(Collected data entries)
##############################

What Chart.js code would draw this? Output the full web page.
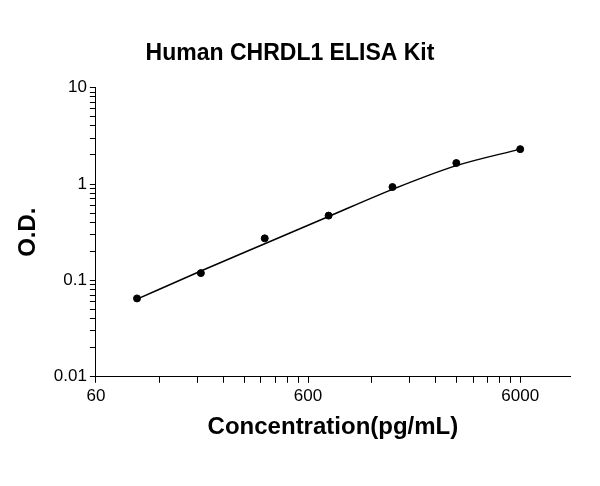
<!DOCTYPE html>
<html><head><meta charset="utf-8">
<script src="https://cdn.jsdelivr.net/npm/chart.js@4/dist/chart.umd.min.js"></script>
<style>html,body{margin:0;padding:0;background:#fff}#w{width:600px;height:486px}</style>
</head><body><div id="w"><canvas id="c"></canvas></div>
<script>
const concentrations = [93.75, 187.5, 375, 750, 1500, 3000, 6000];
const odValues = [0.065, 0.119, 0.273, 0.47, 0.93, 1.65, 2.3];
const fittedCurve = [0.064, 0.125, 0.24, 0.46, 0.88, 1.55, 2.3];
const xTickLabels = [60, 600, 6000];
const yTickLabels = [0.01, 0.1, 1, 10];
const chartTitle = 'Human CHRDL1 ELISA Kit';
const xTitle = 'Concentration(pg/mL)';
const yTitle = 'O.D.';

function minorTicks(min, max){
  const out=[];
  for(let d=min; d<max*1.0001; d*=10){
    for(let k=1;k<10;k++){const v=d*k; if(v<=max*1.0001) out.push({value:v});}
  }
  return out;
}
const font = {family:'Arial, Liberation Sans', size:17};
new Chart(document.getElementById('c'), {
  type:'line',
  data:{datasets:[{
    data: concentrations.map((x,i)=>({x, y:fittedCurve[i]})),
    borderColor:'#000', borderWidth:1.5, pointRadius:0, tension:0.4, cubicInterpolationMode:'monotone'
  },{
    data: concentrations.map((x,i)=>({x, y:odValues[i]})),
    showLine:false, borderColor:'#000', backgroundColor:'#000', pointRadius:3.5
  }]},
  options:{
    responsive:true, maintainAspectRatio:false, animation:false,
    layout:{padding:{top:22,right:30,left:10,bottom:40}},
    plugins:{legend:{display:false},
      title:{display:true,text:chartTitle,color:'#000',font:{family:'Arial, Liberation Sans',size:23,weight:'bold'},padding:{top:18,bottom:20}}},
    scales:{
      x:{type:'logarithmic', min:60, max:10300,
        afterBuildTicks:s=>{s.ticks=minorTicks(60,10300);},
        ticks:{autoSkip:false,maxRotation:0,color:'#000',font,callback:v=>xTickLabels.includes(Math.round(v))?String(Math.round(v)):''},
        grid:{display:true,drawOnChartArea:false,color:'#000',tickLength:6},
        border:{color:'#000',width:1},
        title:{display:true,text:xTitle,color:'#000',font:{family:'Arial, Liberation Sans',size:24,weight:'bold'},padding:{top:4}}},
      y:{type:'logarithmic', min:0.01, max:10,
        afterBuildTicks:s=>{s.ticks=minorTicks(0.01,10);},
        ticks:{autoSkip:false,color:'#000',font,callback:v=>{const m=yTickLabels.find(t=>Math.abs(t-v)/t<1e-6);return m!==undefined?String(m):'';}},
        grid:{display:true,drawOnChartArea:false,color:'#000',tickLength:6},
        border:{color:'#000',width:1},
        title:{display:true,text:yTitle,color:'#000',font:{family:'Arial, Liberation Sans',size:24,weight:'bold'},padding:{bottom:8}}}
    }
  }
});
</script></body></html>
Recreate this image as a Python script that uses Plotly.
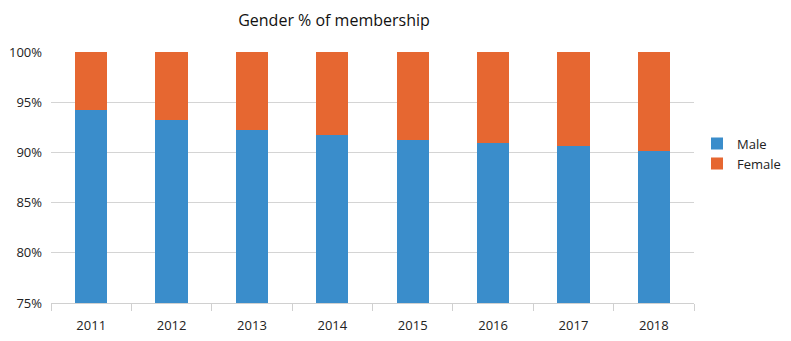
import plotly.graph_objects as go

years = ["2011", "2012", "2013", "2014", "2015", "2016", "2017", "2018"]
male = [94.2, 93.2, 92.2, 91.7, 91.2, 90.9, 90.6, 90.1]
female = [round(100 - m, 1) for m in male]
y_ticks = [75, 80, 85, 90, 95, 100]
y_labels = ["75%", "80%", "85%", "90%", "95%", "100%"]

font_family = "Open Sans, Noto Sans, sans-serif"

fig = go.Figure()
fig.add_trace(go.Bar(x=years, y=male, name="Male", marker_color="#3A8DCB",
                     marker_line_width=0))
fig.add_trace(go.Bar(x=years, y=female, name="Female", marker_color="#E66731",
                     marker_line_width=0))

fig.update_layout(
    width=791, height=341,
    barmode="stack",
    bargap=0.6,
    paper_bgcolor="white",
    plot_bgcolor="white",
    margin=dict(l=51, r=97, t=52, b=38, autoexpand=False),
    font=dict(family=font_family, size=13, color="#222222"),
    title=dict(text="Gender % of membership", x=334/791, xanchor="center",
               y=1 - 20/341, yanchor="middle",
               font=dict(size=16, color="#111111", family=font_family)),
    legend=dict(xref="container", x=697 / 791, y=0.595, yanchor="middle",
                xanchor="left", traceorder="normal", font=dict(size=13),
                itemwidth=30, tracegroupgap=0, bgcolor="rgba(0,0,0,0)"),
    showlegend=True,
)
fig.update_xaxes(type="category", showgrid=False, showline=True, linecolor="#d0d0d0",
                 linewidth=1, ticks="outside", tickson="boundaries", ticklen=7,
                 tickcolor="#d0d0d0", tickfont=dict(size=13), ticklabelstandoff=10,
                 automargin=False)
fig.update_yaxes(range=[75, 100], tickvals=y_ticks, ticktext=y_labels,
                 showgrid=True, gridcolor="#d4d4d4", gridwidth=1, zeroline=False,
                 showline=False, ticks="", ticklabelstandoff=8,
                 tickfont=dict(size=13), automargin=False)

fig.write_html("out.html")
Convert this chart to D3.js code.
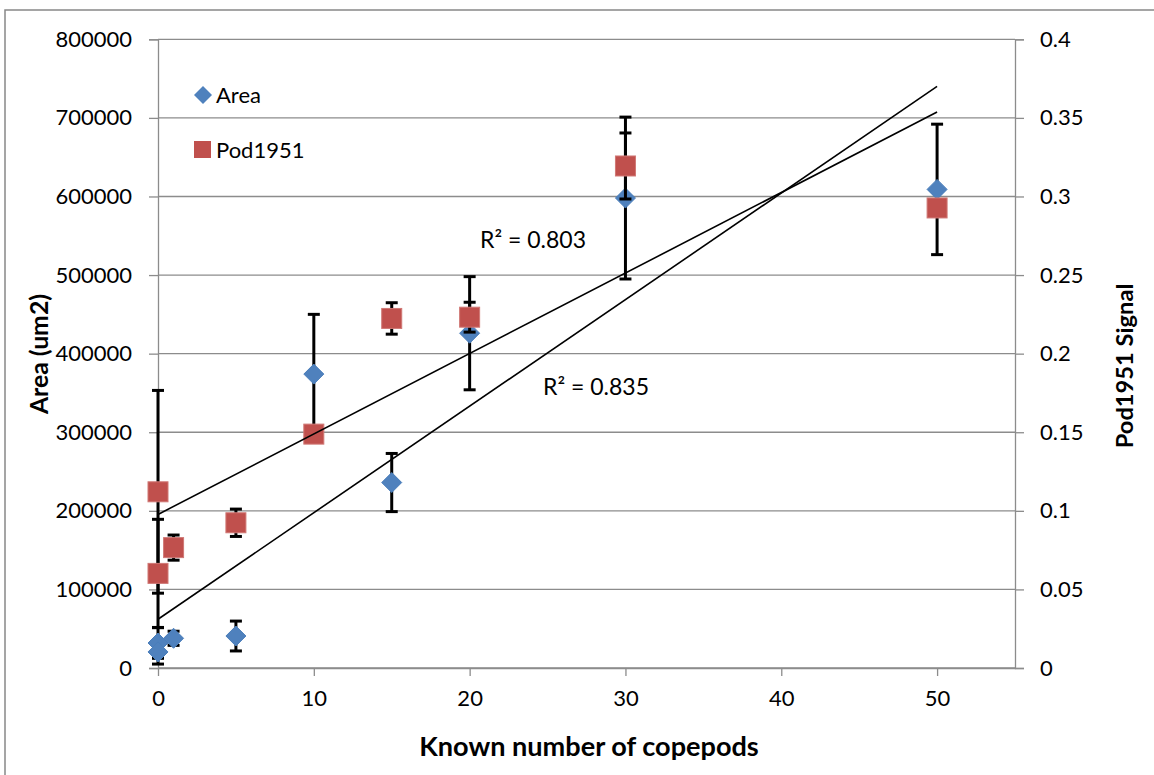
<!DOCTYPE html>
<html>
<head>
<meta charset="utf-8">
<script src="https://cdn.jsdelivr.net/npm/d3@7"></script>
<style>
  body { margin: 0; background: #fff; }
  svg text { font-family: Lato, "Open Sans", sans-serif; fill: #000; }
</style>
</head>
<body>
<div id="chart"></div>
<script>
// copepod counts
let areaX = [0, 0, 1, 5, 10, 15, 20, 30, 50];
let areaY = [31800, 20400, 37800, 40700, 374000, 236000, 426000, 598000, 609000];
let areaErr = [19500, 15400, 9000, 19000, 76000, 37000, 72000, 103000, 83000];

let podX = [0, 0, 1, 5, 10, 15, 20, 30, 50];
let podY = [0.1121, 0.0602, 0.0766, 0.0924, 0.1488, 0.2224, 0.2232, 0.3194, 0.2927];
let podErr = [0.0645, 0.0344, 0.008, 0.0087, 0, 0.01, 0.0095, 0.021, 0];

// linear trendlines (Excel)
let trendIntercept = [62000, 0.0977];   // area, pod
let trendSlope = [13560, 0.00512];
let trendR2 = ["0.835", "0.803"];

let xTicks = [0, 10, 20, 30, 40, 50];
let leftTicks = [0, 100000, 200000, 300000, 400000, 500000, 600000, 700000, 800000];
let rightTicks = [0, 0.05, 0.1, 0.15, 0.2, 0.25, 0.3, 0.35, 0.4];

let width = 1154,
    height = 775;
let pLeft = 158, pRight = 1015, pTop = 39.3, pBottom = 668;

let svg = d3.select("div#chart").append("svg")
  .attr("width", width)
  .attr("height", height);

// chart border
svg.append("rect")
  .attr("x", 5).attr("y", 10)
  .attr("width", 1170).attr("height", 790)
  .attr("fill", "none")
  .attr("stroke", "#888")
  .attr("stroke-width", 1.5);

let x = d3.scaleLinear().domain([0, 55]).range([pLeft, pRight]);
let yL = d3.scaleLinear().domain([0, 800000]).range([pBottom, pTop]);
let yR = d3.scaleLinear().domain([0, 0.4]).range([pBottom, pTop]);

let gray = "#8c8c8c";

// gridlines
svg.append("g").selectAll("line")
  .data(leftTicks)
  .enter().append("line")
  .attr("x1", pLeft).attr("x2", pRight)
  .attr("y1", d => yL(d)).attr("y2", d => yL(d))
  .attr("stroke", gray)
  .attr("stroke-width", 1.3);

// axes
function styleAxis(g) {
  g.select(".domain").attr("stroke", gray).attr("stroke-width", 1.3);
  g.selectAll(".tick line").attr("stroke", gray).attr("stroke-width", 1.3);
  g.selectAll(".tick text").style("font-size", "22px").attr("fill", "#000");
}

svg.append("g")
  .attr("transform", "translate(0," + pBottom + ")")
  .call(d3.axisBottom(x).tickValues(xTicks).tickSizeInner(8).tickSizeOuter(0).tickPadding(14).tickFormat(d3.format("d")))
  .call(styleAxis);

svg.append("g")
  .attr("transform", "translate(" + pLeft + ",0)")
  .call(d3.axisLeft(yL).tickValues(leftTicks).tickSize(9).tickPadding(17).tickFormat(d3.format("d")))
  .call(styleAxis);

svg.append("g")
  .attr("transform", "translate(" + pRight + ",0)")
  .call(d3.axisRight(yR).tickValues(rightTicks).tickSize(9).tickPadding(16).tickFormat(d => String(+d.toFixed(2))))
  .call(styleAxis);

// error bars
function errorBars(xs, ys, errs, yScale) {
  let g = svg.append("g");
  let data = xs.map((d, i) => ({x: d, y: ys[i], e: errs[i]})).filter(d => d.e > 0);
  g.selectAll("line.v").data(data).enter().append("line")
    .attr("x1", d => x(d.x)).attr("x2", d => x(d.x))
    .attr("y1", d => yScale(d.y - d.e)).attr("y2", d => yScale(d.y + d.e))
    .attr("stroke", "#000").attr("stroke-width", 3);
  [-1, 1].forEach(s => {
    g.selectAll("line.c" + (s + 1)).data(data).enter().append("line")
      .attr("x1", d => x(d.x) - 6).attr("x2", d => x(d.x) + 6)
      .attr("y1", d => yScale(d.y + s * d.e)).attr("y2", d => yScale(d.y + s * d.e))
      .attr("stroke", "#000").attr("stroke-width", 3);
  });
}

let diamond = "M0,-10L10,0L0,10L-10,0Z";

errorBars(areaX, areaY, areaErr, yL);
svg.append("g").selectAll("path")
  .data(areaX.map((d, i) => [d, areaY[i]]))
  .enter().append("path")
  .attr("d", diamond)
  .attr("transform", d => "translate(" + x(d[0]) + "," + yL(d[1]) + ")")
  .attr("fill", "#4f81bd")
  .attr("stroke", "#4a7ebb")
  .attr("stroke-width", 1);

errorBars(podX, podY, podErr, yR);
svg.append("g").selectAll("rect")
  .data(podX.map((d, i) => [d, podY[i]]))
  .enter().append("rect")
  .attr("x", d => x(d[0]) - 10)
  .attr("y", d => yR(d[1]) - 10)
  .attr("width", 20).attr("height", 20)
  .attr("fill", "#c0504d")
  .attr("stroke", "#d07875")
  .attr("stroke-width", 1);

// trendlines
let trendScale = [yL, yR];
trendIntercept.forEach((b, i) => {
  svg.append("line")
    .attr("x1", x(0)).attr("x2", x(50))
    .attr("y1", trendScale[i](b)).attr("y2", trendScale[i](b + trendSlope[i] * 50))
    .attr("stroke", "#000")
    .attr("stroke-width", 1.6);
});

svg.append("text").attr("x", 480).attr("y", 248).style("font-size", "23px").text("R² = " + trendR2[1]);
svg.append("text").attr("x", 543).attr("y", 395).style("font-size", "23px").text("R² = " + trendR2[0]);

// legend
svg.append("path").attr("d", "M0,-9L9,0L0,9L-9,0Z")
  .attr("transform", "translate(203,95)")
  .attr("fill", "#4f81bd");
svg.append("text").attr("x", 216).attr("y", 103).style("font-size", "22px").text("Area");
svg.append("rect").attr("x", 194).attr("y", 141).attr("width", 17).attr("height", 17)
  .attr("fill", "#c0504d");
svg.append("text").attr("x", 216).attr("y", 158).style("font-size", "22px").text("Pod1951");

// axis titles, sized to the span they take in the picture
function fitTitle(t, w) {
  let base = 20;
  t.style("font-size", base + "px");
  let len = t.node().getComputedTextLength();
  t.style("font-size", (base * w / len).toFixed(1) + "px");
}
let xTitle = svg.append("text")
  .attr("x", 589).attr("y", 756)
  .attr("text-anchor", "middle")
  .style("font-weight", "bold")
  .text("Known number of copepods");
fitTitle(xTitle, 340);
let lTitle = svg.append("text")
  .attr("transform", "translate(48,354) rotate(-90)")
  .attr("text-anchor", "middle")
  .style("font-weight", "bold")
  .text("Area (um2)");
fitTitle(lTitle, 120);
let rTitle = svg.append("text")
  .attr("transform", "translate(1133,366) rotate(-90)")
  .attr("text-anchor", "middle")
  .style("font-weight", "bold")
  .text("Pod1951 Signal");
fitTitle(rTitle, 165);
</script>
</body>
</html>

##############################

_Directions_
In the records above, find the line containing "const yTitle = 'O.D.';" and output every line from the first through that one, exactly, omitting pictures.

_Result for this task_
What Chart.js code would draw this? Output the full web page.
<!DOCTYPE html>
<html><head><meta charset="utf-8">
<script src="https://cdn.jsdelivr.net/npm/chart.js@4/dist/chart.umd.min.js"></script>
<style>html,body{margin:0;padding:0;background:#fff}#w{width:600px;height:486px}</style>
</head><body><div id="w"><canvas id="c"></canvas></div>
<script>
const concentrations = [93.75, 187.5, 375, 750, 1500, 3000, 6000];
const odValues = [0.065, 0.119, 0.273, 0.47, 0.93, 1.65, 2.3];
const fittedCurve = [0.064, 0.125, 0.24, 0.46, 0.88, 1.55, 2.3];
const xTickLabels = [60, 600, 6000];
const yTickLabels = [0.01, 0.1, 1, 10];
const chartTitle = 'Human CHRDL1 ELISA Kit';
const xTitle = 'Concentration(pg/mL)';
const yTitle = 'O.D.';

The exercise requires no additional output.